I start to panic. He’s too young for crazy pills and shrinks. I monitor the environment, trying to detect the incidents that are giving him the morbs.

We find an injured dove in the garden being eaten alive by ants. The blood is bright-red. We walk around a squashed frog on the road. The blood is dark-black. We find an unhatched egg on the lawn that contains a half formed bird. It is stinky-grey.

I tell the boy’s father that I suspect our son has realised that he’s mortal. Every second since the day of his birth he’s been slowly dying. He now knows that he’s a small cog in the circle of life. It’s making him sad.

I weep when I say this. The burden of knowledge upon such young shoulders must be intensely painful. I weep some more.

The boy’s father says I’m talking complete crap. The reason for the child’s sadness is a simple one – he’s finally figured out that Father Christmas doesn’t exist.

I’m not convinced. Evidence that he’s keeping the faith hangs in a letter to Father Christmas by the fireplace. Daer Santa I howp you have a mery crismas. I wood like .

One of the gift requests should be a dictionary. But no, it’s a rosary. I ask my mother where in hell am I going to find a rosary? She begs me to hold off for another year and save the child from Rome by taking him to an Anglican church for the next 52 Sundays. He can get a PlayStation game instead.

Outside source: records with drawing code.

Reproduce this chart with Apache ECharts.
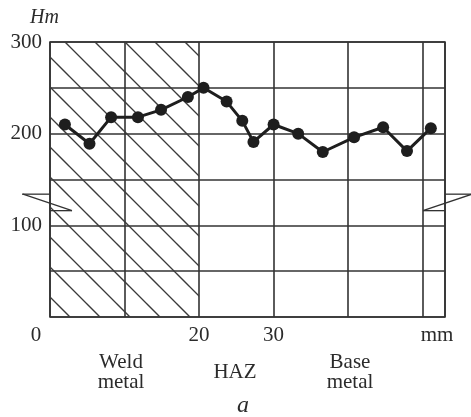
<!DOCTYPE html>
<html>
<head>
<meta charset="utf-8">
<script src="https://cdn.jsdelivr.net/npm/echarts@6/dist/echarts.min.js"></script>
<style>
html,body{margin:0;padding:0;background:#fff;}
#chart{width:471px;height:417px;}
</style>
</head>
<body>
<div id="chart"></div>
<script>
// Distance from weld centre, mm
var distanceMm = [2, 5.3, 8.2, 11.8, 14.9, 18.5, 20.6, 23.7, 25.8, 27.3, 30, 33.3, 36.6, 40.8, 44.7, 47.9, 51.1];
// Microhardness Hm
var hardness = [210, 189, 218, 218, 226, 240, 250, 235, 214, 191, 210, 200, 180, 196, 207, 181, 206];
// Tick labels
var xTickLabels = [20, 30];
var yTickLabels = [100, 200, 300];
// Weld-metal (hatched) zone, mm
var weldZone = [0, 20];
// Axis break marks (value band)
var breakBand = [116, 134];

var serif = '"Liberation Serif", "Times New Roman", serif';
var ink = '#2b2b2b';

// diagonal hatch tile
function makeHatch(size, offset) {
  var cv = document.createElement('canvas');
  cv.width = size; cv.height = size;
  var ctx = cv.getContext('2d');
  ctx.strokeStyle = '#3a3a3a';
  ctx.lineWidth = 1.3;
  for (var d = offset - 2 * size; d <= offset + 2 * size; d += size) {
    ctx.beginPath();
    ctx.moveTo(d - size, -size);
    ctx.lineTo(d + 2 * size, 2 * size);
    ctx.stroke();
  }
  return cv;
}
var hatchTile = makeHatch(30, 23);

var chart = echarts.init(document.getElementById('chart'), null, {renderer: 'canvas'});

var option = {
  backgroundColor: '#fff',
  animation: false,
  grid: {
    left: 50, top: 42, right: 26, bottom: 100,
    show: true, borderColor: '#333', borderWidth: 1.6, backgroundColor: 'transparent'
  },
  xAxis: {
    type: 'value', min: 0, max: 53, interval: 10,
    axisLine: {show: false}, axisTick: {show: false},
    splitLine: {show: true, lineStyle: {color: '#333', width: 1.6}},
    axisLabel: {
      margin: 8, color: ink, fontFamily: serif, fontSize: 21,
      formatter: function (v) { return xTickLabels.indexOf(v) >= 0 ? String(v) : ''; }
    }
  },
  yAxis: {
    type: 'value', min: 0, max: 300, interval: 50,
    axisLine: {show: false}, axisTick: {show: false},
    splitLine: {show: true, lineStyle: {color: '#333', width: 1.6}},
    axisLabel: {
      margin: 8, color: ink, fontFamily: serif, fontSize: 21,
      formatter: function (v) { return yTickLabels.indexOf(v) >= 0 ? String(v) : ''; }
    }
  },
  series: [
    {
      type: 'custom',
      z: 3,
      silent: true,
      clip: false,
      data: [[0, breakBand[0], breakBand[1], -1], [53, breakBand[0], breakBand[1], 1]],
      renderItem: function (params, api) {
        var s = api.value(3);
        var pb = api.coord([api.value(0), api.value(1)]);
        var pt = api.coord([api.value(0), api.value(2)]);
        var x = pb[0], yb = pb[1], yt = pt[1];
        var st = {stroke: '#333', lineWidth: 1.3, fill: null};
        return {type: 'group', children: [
          {type: 'polyline', shape: {points: [[x, yt], [x + s * 28, yt]]}, style: st},
          {type: 'polyline', shape: {points: [[x + s * 27, yt], [x - s * 22, yb]]}, style: st},
          {type: 'polyline', shape: {points: [[x, yb], [x - s * 22, yb]]}, style: st}
        ]};
      }
    },
    {
      type: 'line',
      z: 5,
      data: distanceMm.map(function (d, i) { return [d, hardness[i]]; }),
      symbol: 'circle',
      symbolSize: 12,
      lineStyle: {color: '#1e1e1e', width: 3},
      itemStyle: {color: '#1e1e1e'},
      markArea: {
        silent: true,
        itemStyle: {color: {image: hatchTile, repeat: 'repeat'}, borderWidth: 0},
        data: [[{xAxis: weldZone[0], yAxis: 0}, {xAxis: weldZone[1], yAxis: 300}]]
      }
    }
  ],
  graphic: [
    {type: 'text', left: 30, top: 8, style: {text: 'Hm', font: 'italic 20px ' + serif, fill: ink}},
    {type: 'text', x: 36, y: 335, style: {text: '0', font: '21px ' + serif, fill: ink, align: 'center', verticalAlign: 'middle'}},
    {type: 'text', x: 437, y: 335, style: {text: 'mm', font: '21px ' + serif, fill: ink, align: 'center', verticalAlign: 'middle'}},
    {type: 'text', x: 121, y: 372, style: {text: 'Weld\nmetal', font: '21px ' + serif, lineHeight: 20, fill: ink, align: 'center', verticalAlign: 'middle'}},
    {type: 'text', x: 235, y: 372, style: {text: 'HAZ', font: '21px ' + serif, fill: ink, align: 'center', verticalAlign: 'middle'}},
    {type: 'text', x: 350, y: 372, style: {text: 'Base\nmetal', font: '21px ' + serif, lineHeight: 20, fill: ink, align: 'center', verticalAlign: 'middle'}},
    {type: 'text', x: 243, y: 406, style: {text: 'a', font: 'italic 24px ' + serif, fill: ink, align: 'center', verticalAlign: 'middle'}}
  ]
};
chart.setOption(option);
</script>
</body>
</html>
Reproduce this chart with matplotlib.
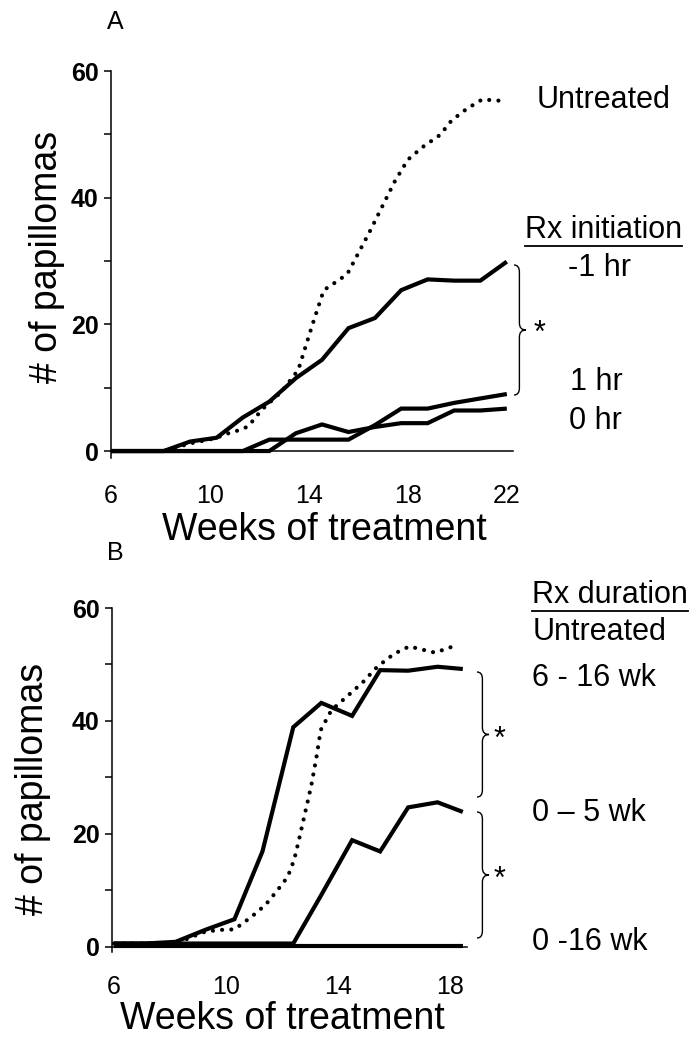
import matplotlib
matplotlib.use("Agg")
import matplotlib.pyplot as plt
from matplotlib.path import Path
from matplotlib.patches import PathPatch
from matplotlib.lines import Line2D

plt.rcParams['font.family'] = ['Liberation Sans', 'DejaVu Sans']

# panel A: timing of treatment start
weeks_a = [6, 7.07, 8.13, 9.2, 10.27, 11.33, 12.4, 13.47, 14.53, 15.6, 16.67, 17.73, 18.8, 19.87, 20.93, 22]
minus1hr_a = [0, 0, 0, 1.5, 2.1, 5.3, 7.8, 11.5, 14.4, 19.4, 21.0, 25.4, 27.1, 26.9, 26.9, 29.9]
plus1hr_a = [0, 0, 0, 0, 0, 0, 1.8, 1.8, 1.8, 1.8, 4.1, 6.7, 6.7, 7.6, 8.3, 9.0]
zerohr_a = [0, 0, 0, 0, 0, 0, 0, 2.8, 4.2, 3.0, 3.8, 4.4, 4.4, 6.4, 6.4, 6.7]
untreated_weeks_a = [6, 8.13, 9.2, 10.2, 10.88, 11.2, 11.55, 11.82, 12.09, 12.9, 13.57, 14.13, 14.6,
                     15.25, 15.56, 16.44, 17.46, 18.0, 18.6, 19.3, 19.77, 20.37, 21.0, 21.76]
untreated_a = [0, 0, 1.2, 2.0, 3.0, 3.3, 3.9, 5.2, 6.5, 9.4, 12.8, 19.8, 25.4,
               27.1, 28.0, 34.5, 42.5, 46.0, 48.0, 49.9, 52.2, 54.0, 55.5, 55.3]

# panel B: duration of treatment
weeks_b = [6.0, 7.1, 8.2, 9.3, 10.3, 11.3, 12.4, 13.4, 14.5, 15.5, 16.5, 17.55, 18.45]
wk6_16_b = [0.6, 0.6, 0.9, 3.1, 4.9, 16.9, 38.9, 43.2, 40.9, 49.0, 48.9, 49.6, 49.2]
wk0_5_b = [0.6, 0.6, 0.6, 0.6, 0.6, 0.6, 0.6, 9.2, 18.9, 16.9, 24.7, 25.6, 23.9]
wk0_16_b = [0.2, 0.2, 0.2, 0.2, 0.2, 0.2, 0.2, 0.2, 0.2, 0.2, 0.2, 0.2, 0.2]
untreated_weeks_b = [6, 8.2, 9.2, 9.7, 10.3, 10.9, 11.4, 11.8, 12.2, 12.43, 12.6, 12.82, 13.04,
                     13.22, 13.38, 13.76, 14.33, 14.87, 15.4, 16.0, 16.54, 17.2, 17.46, 18.1]
untreated_b = [0.6, 0.6, 2.6, 3.0, 3.1, 5.3, 7.4, 9.8, 12.4, 15.4, 18.9, 23.7, 28.5,
               33.4, 38.4, 41.9, 44.4, 46.8, 49.6, 51.9, 53.2, 52.4, 52.1, 53.2]

W, H = 699, 1050
fig = plt.figure(figsize=(W / 100, H / 100), dpi=100)


def fx(px):
    return px / W


def fy(py):
    return 1 - py / H


def axes_px(left, top, right, bottom):
    return fig.add_axes([fx(left), fy(bottom), (right - left) / W, (bottom - top) / H])


solid = dict(color='black', lw=3.0, solid_capstyle='butt', solid_joinstyle='miter')
dotted = dict(color='black', lw=3.0, linestyle=(0, (0.01, 2.2)), dash_capstyle='round')


def style_axis(ax, xlim, ylim, xpad):
    ax.set_xlim(*xlim)
    ax.set_ylim(*ylim)
    for s in ['top', 'right']:
        ax.spines[s].set_visible(False)
    ax.spines['bottom'].set_position(('data', 0))
    ax.spines['left'].set_linewidth(1.1)
    ax.spines['bottom'].set_linewidth(1.1)
    ax.set_yticks([0, 20, 40, 60])
    ax.set_yticks([10, 30, 50], minor=True)
    ax.tick_params(axis='y', which='both', direction='out', length=5, width=1.1, pad=4,
                   labelsize=18)
    for lab in ax.get_yticklabels():
        lab.set_fontweight('bold')
    ax.tick_params(axis='x', length=0, pad=xpad, labelsize=18)
    ax.patch.set_visible(False)


def brace(x, y_top, y_bot, w, r=7):
    ym = (y_top + y_bot) / 2
    xm = x + w * 0.45
    pts = [(x, y_top), (xm, y_top), (xm, y_top + r), (xm, ym - r), (xm, ym), (x + w, ym),
           (xm, ym), (xm, ym + r), (xm, y_bot - r), (xm, y_bot), (x, y_bot)]
    codes = [Path.MOVETO, Path.CURVE3, Path.CURVE3, Path.LINETO, Path.CURVE3, Path.CURVE3,
             Path.CURVE3, Path.CURVE3, Path.LINETO, Path.CURVE3, Path.CURVE3]
    p = Path([(fx(a), fy(b)) for a, b in pts], codes)
    fig.patches.append(PathPatch(p, transform=fig.transFigure, fill=False, lw=1.0, color='black'))


# ---- panel A
axA = axes_px(111, 71, 513, 458)
axA.plot(untreated_weeks_a, untreated_a, **dotted)
axA.plot(weeks_a, minus1hr_a, **solid)
axA.plot(weeks_a, plus1hr_a, **solid)
axA.plot(weeks_a, zerohr_a, **solid)
style_axis(axA, (6, 22.25), (-1.1, 60), 24)
axA.set_xticks([6, 10, 14, 18, 22])
axA.set_xlabel('Weeks of treatment', fontsize=27)
axA.xaxis.set_label_coords(0.53, -0.186)
axA.xaxis.label.set_va('center')
axA.set_ylabel('# of papillomas', fontsize=27)
axA.yaxis.set_label_coords(-0.159, 0.52)
axA.yaxis.label.set_va('center')

fig.text(fx(115), fy(22), 'A', fontsize=18, ha='center', va='center')
fig.text(fx(537), fy(100), 'Untreated', fontsize=22, va='center')
rxA = fig.text(fx(525), fy(230), 'Rx initiation', fontsize=22, va='center')
fig.text(fx(568), fy(268), '-1 hr', fontsize=22, va='center')
fig.text(fx(570), fy(382), '1 hr', fontsize=22, va='center')
fig.text(fx(569), fy(421), '0 hr', fontsize=22, va='center')
fig.text(fx(540), fy(334), '*', fontsize=22, ha='center', va='center')
brace(514, 265, 395, 12)

# ---- panel B
axB = axes_px(112, 608, 467, 952)
axB.plot(untreated_weeks_b, untreated_b, **dotted)
axB.plot(weeks_b, wk0_16_b, **solid)
axB.plot(weeks_b, wk0_5_b, **solid)
axB.plot(weeks_b, wk6_16_b, **solid)
style_axis(axB, (5.93, 18.6), (-0.9, 60), 20)
axB.set_xticks([6, 10, 14, 18])
axB.set_xlabel('Weeks of treatment', fontsize=27)
axB.xaxis.set_label_coords(0.48, -0.195)
axB.xaxis.label.set_va('center')
axB.set_ylabel('# of papillomas', fontsize=27)
axB.yaxis.set_label_coords(-0.223, 0.474)
axB.yaxis.label.set_va('center')

fig.text(fx(115), fy(553), 'B', fontsize=18, ha='center', va='center')
rxB = fig.text(fx(532), fy(595), 'Rx duration', fontsize=22, va='center')
fig.text(fx(533), fy(632), 'Untreated', fontsize=22, va='center')
fig.text(fx(532), fy(678), '6 - 16 wk', fontsize=22, va='center')
fig.text(fx(532), fy(813), '0 \u2013 5 wk', fontsize=22, va='center')
fig.text(fx(532), fy(942), '0 -16 wk', fontsize=22, va='center')
fig.text(fx(499), fy(740), '*', fontsize=22, ha='center', va='center')
fig.text(fx(499), fy(880), '*', fontsize=22, ha='center', va='center')
brace(477, 672, 797, 12)
brace(477, 812, 938, 12)

# underline the two legend headers
fig.canvas.draw()
for t in (rxA, rxB):
    bb = t.get_window_extent()
    y = bb.y0 - 1
    fig.lines.append(Line2D([bb.x0 / W, bb.x1 / W], [y / H, y / H], transform=fig.transFigure,
                            color='black', lw=1.3))

fig.savefig('out.png', dpi=100)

I analyse all the conversations between my son and me. Probing them for cynicism or doubt. Conversations about whether Father Christmas prefers crackers and beer to cookies and milk? And how Father Christmas will know where to bring his presents if we aren’t having Christmas at home this year. I detect no Doubting Thomas.

But it is the question: what are all those presents doing in the back of your cupboard? that hits the alarm button. There’s a kernel of truth to his father’s diagnosis. The boy has doubts.

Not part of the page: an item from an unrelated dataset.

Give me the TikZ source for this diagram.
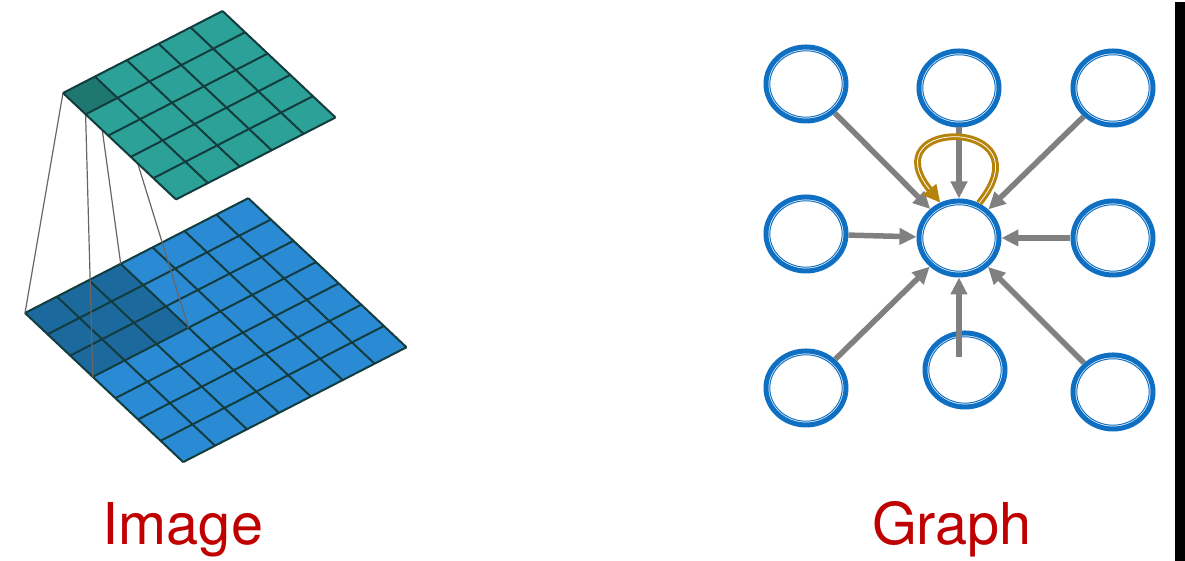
\documentclass[tikz,border=0pt]{standalone}
\usepackage{fontspec}
\setmainfont{TeX Gyre Heros}
\usetikzlibrary{arrows.meta,shapes.geometric}

\definecolor{tealcell}{HTML}{2BA197}
\definecolor{tealdark}{HTML}{1E7871}
\definecolor{bluecell}{HTML}{2A8AD4}
\definecolor{bluedark}{HTML}{1C699E}
\definecolor{gridline}{HTML}{123C3E}
\definecolor{ringblue}{HTML}{0F6FC2}
\definecolor{edgegray}{HTML}{808080}
\definecolor{loopgold}{HTML}{B5820A}
\definecolor{labelred}{HTML}{C00000}

\tikzset{
  topgrid/.style={shift={(0.63,4.68)}, x={(0.319cm,0.164cm)}, y={(0.226cm,-0.213cm)}},
  botgrid/.style={shift={(0.25,2.48)}, x={(0.319cm,0.164cm)}, y={(0.226cm,-0.213cm)}},
  cellline/.style={draw=gridline, line width=0.02cm},
  apexline/.style={draw=black!60, line width=0.012cm},
  vertex/.style={ellipse, draw=ringblue, line width=0.05cm, minimum width=0.8cm,
    minimum height=0.74cm, inner sep=0pt, fill=white,
    path picture={\draw[ringblue, line width=0.01cm] (path picture bounding box.center) ellipse (0.362cm and 0.332cm);}},
  msg/.style={draw=edgegray, line width=0.055cm, -{Triangle[length=0.17cm,width=0.16cm]}},
  selfmsg/.style={draw=loopgold, line width=0.03cm, double=white, double distance=0.008cm,
    -{Triangle[length=0.17cm,width=0.17cm]}},
  caption/.style={text=labelred, font=\fontsize{16.4}{20}\selectfont, anchor=base}
}

\begin{document}
\begin{tikzpicture}
\useasboundingbox (0,0) rectangle (11.85,5.61);

% input image
\begin{scope}[botgrid]
\fill[bluecell] (0,0) -- (7,0) -- (7,7) -- (0,7) -- cycle;
\fill[bluedark] (0,0) -- (3,0) -- (3,3) -- (0,3) -- cycle;
\foreach \i in {0,...,7} {
  \draw[cellline] (\i,0) -- (\i,7);
  \draw[cellline] (0,\i) -- (7,\i);
}
\coordinate (q0) at (0,0);
\coordinate (q1) at (3,0);
\coordinate (q2) at (0,3);
\coordinate (q3) at (3,3);
\end{scope}

\begin{scope}[topgrid]
\coordinate (k0) at (0,0);
\coordinate (k1) at (1,0);
\coordinate (k2) at (0,1);
\coordinate (k3) at (1,1);
\end{scope}

\foreach \n in {0,...,3}
  \draw[apexline] (k\n) -- (q\n);

% feature map
\begin{scope}[topgrid]
\fill[tealcell] (0,0) -- (5,0) -- (5,5) -- (0,5) -- cycle;
\fill[tealdark] (0,0) -- (1,0) -- (1,1) -- (0,1) -- cycle;
\foreach \i in {0,...,5} {
  \draw[cellline] (\i,0) -- (\i,5);
  \draw[cellline] (0,\i) -- (5,\i);
}
\end{scope}

% graph
\node[vertex] (tl) at (8.06,4.77) {};
\node[vertex] (tm) at (9.59,4.73) {};
\node[vertex] (tr) at (11.13,4.73) {};
\node[vertex] (ml) at (8.06,3.27) {};
\node[vertex] (c) at (9.59,3.23) {};
\node[vertex] (mr) at (11.13,3.23) {};
\node[vertex] (bl) at (8.06,1.73) {};
\node[vertex] (bm) at (9.65,1.91) {};
\node[vertex] (br) at (11.13,1.69) {};
\coordinate (bmtail) at (9.59,2.04);

\foreach \s in {tl,tm,tr,ml,mr,bl,br}
  \draw[msg] (\s) -- (c);
\draw[msg] (bmtail) -- (c);
\draw[selfmsg] (c.60) .. controls +(0.7,0.86) and +(-0.7,0.86) .. (c.118);

\fill[black] (11.75,0) rectangle (11.85,5.59);

\node[caption] (imglabel) at (1.83,0.16) {Image};
\node[caption] (graphlabel) at (9.52,0.16) {Graph};
\end{tikzpicture}
\end{document}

I discuss how to deal with the Father Christmas issue with the teen sisters. The 14-year-old says it’s about bloody time the boy genius finally caught on to the con. She was beginning to think he was seriously slow. He should keep his sadness to himself and do what she did when she twigged at the age of five: keep pretending to believe. You end up getting lots more presents.

I tell her she’s not allowed to call her brother a boy genius in that tone of voice. Or in any of the 11 official languages. Else I’ll break her other clavicle.

The 17-year-old believes we should have a frank and open discussion about the whole Father Christmas issue. She’s going through a truth and transparency phase. I tell her she’s got the job. She says no ways, you’re mad (and fat and boring and all the other sad truths she’s shared with me during this full disclosure phase). We decide to leave it and rotate the suicide watch.

After Christmas has taken its course, and the boy has been allowed to hug his sisters (a twice a year occurrence – birthdays and Christmas) he and I are lying in bed chatting before sleeptime.

I carefully broach the Father Christmas issue. So, what are your thoughts on Father Christmas? I ask.

He says that he understands things were different this year. He knows we bought his presents and his father put them by the tree. He heard him stumbling about and scoffing the crackers. But next year we’ll do Christmas at home. Father Christmas won’t be confused and will know where to come. Things can go back to normal.

I put my arms around him and his skin feels gritty from the beach and he smells like sunscreen. And like a boy who tries never to bath or wash his hair. I breathe in that smelly boy smell and hold him tight.

He tells me to geddoff. Let go.

Fat chance, I tell him. And hold him tighter.